Sales cycles are long in the industrial world – often, 6-8 months for an account + 1-3 month deployment times for each site. Within the same customer account, it is common for a startup to successfully convert a pilot to a license sale in one site and yet start at a new site with a new pilot or a smaller license sale. Winning a broad enterprise-wide license (for 20, 40, 50+ sites at a time) is difficult and startups can get mired in services-heavy projects.
This occurs because of the data challenges highlighted previously, and the fragmentation of the buying center between OT and IT.
Buying center fragmentation: According to 451 Research, only a third of OT respondents reported that they ‘cooperate closely with IT’ on IoT projects. OT and IT buying centers have different budgets, stakeholders and structures. Often, the IT team has the budget to spend as part of a digital transformation mandate, but the OT team is the key influencer in selecting the vendor. It’s never easy selling to large enterprises, let alone navigating the politics of two disparate buying centers.
Long integration and deployment cycles: As discussed earlier in the blog, data integration tends to be manual, less scalable and not easily replicable across sites. Each factory, site, plant is different – the machine types, brand and connectivity protocols vary. Accordingly, services can still be a big component of expansion revenue within a customer account.
Custom application development: As highlighted previously, data modeling requires OT domain expertise. Custom application development teams are critical to handhold, and work with OT customers to contextualize data models. It is foreseeable that as companies build out libraries of models, the dependency on such teams will reduce. For example, a template for a pump or valve can be used similarly across customers. However, the market is yet to reach a level of maturity for a pure ‘out-of-the-box’ contextualization functionality.
2) Startups need to price segment, based on the criticality of assets
Most IIoT analytics companies do not price differentiate between low-value and high-value assets. The pricing model is based on the number of seats for the visualization dashboard, along with a tiered pricing structure for the number of data sources (which is a function of number of sites and machines penetrated).

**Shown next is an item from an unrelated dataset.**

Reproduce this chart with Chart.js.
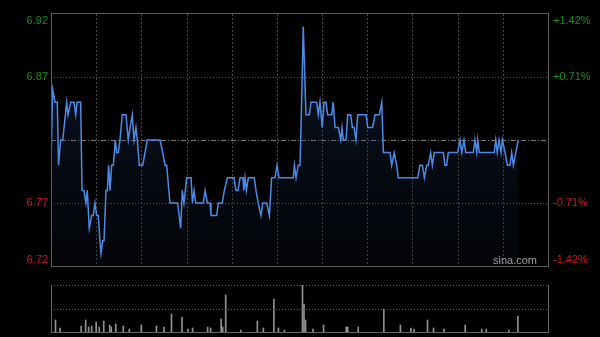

Startups also need to think about the value of the underlying machines monitored on their platforms. More IoT devices managed, will not necessarily lead to higher or stable gross margins. For example, IoT device and network management platforms in other verticals, are becoming commoditized – the number of IoT devices managed are increasing, but monetization per device is flat or declining.
OT customers do not care about analytics on every machine equally. Machines breakdown in a factory every day – operators cannot stop production for every minor failure. While they generally work to resolve small issues on the side, a less important machine is not top of mind. In this regard, while all OT customers care about a broad analytics product, they are only willing to pay the big bucks for insights on critical machines.
3) Focus on 2 – 3 verticals
Successful IoT applications tend to be vertical-specific. Early evidence suggests that there may not be a true horizontal IIoT analytics winner. Instead, there would be winners within each vertical across manufacturing, energy, mining, chemicals, utilities, and other non-industrial sectors such as HVAC and healthcare. The protocols, data modeling techniques, customer stakeholders and buying centers vary across these verticals.
4) Build out a channel-led sales model from Day 1
Startups will not win this market alone. Selling to OT customers is difficult because of long sales cycles and less scalable expansion motions within accounts. Startups need to leverage the customer footprint of larger OT players. Similarly, bigger companies lack organic IIoT analytics capabilities and need to partner with startups. In this regard, both sides have the opportunity to scale faster synergistically.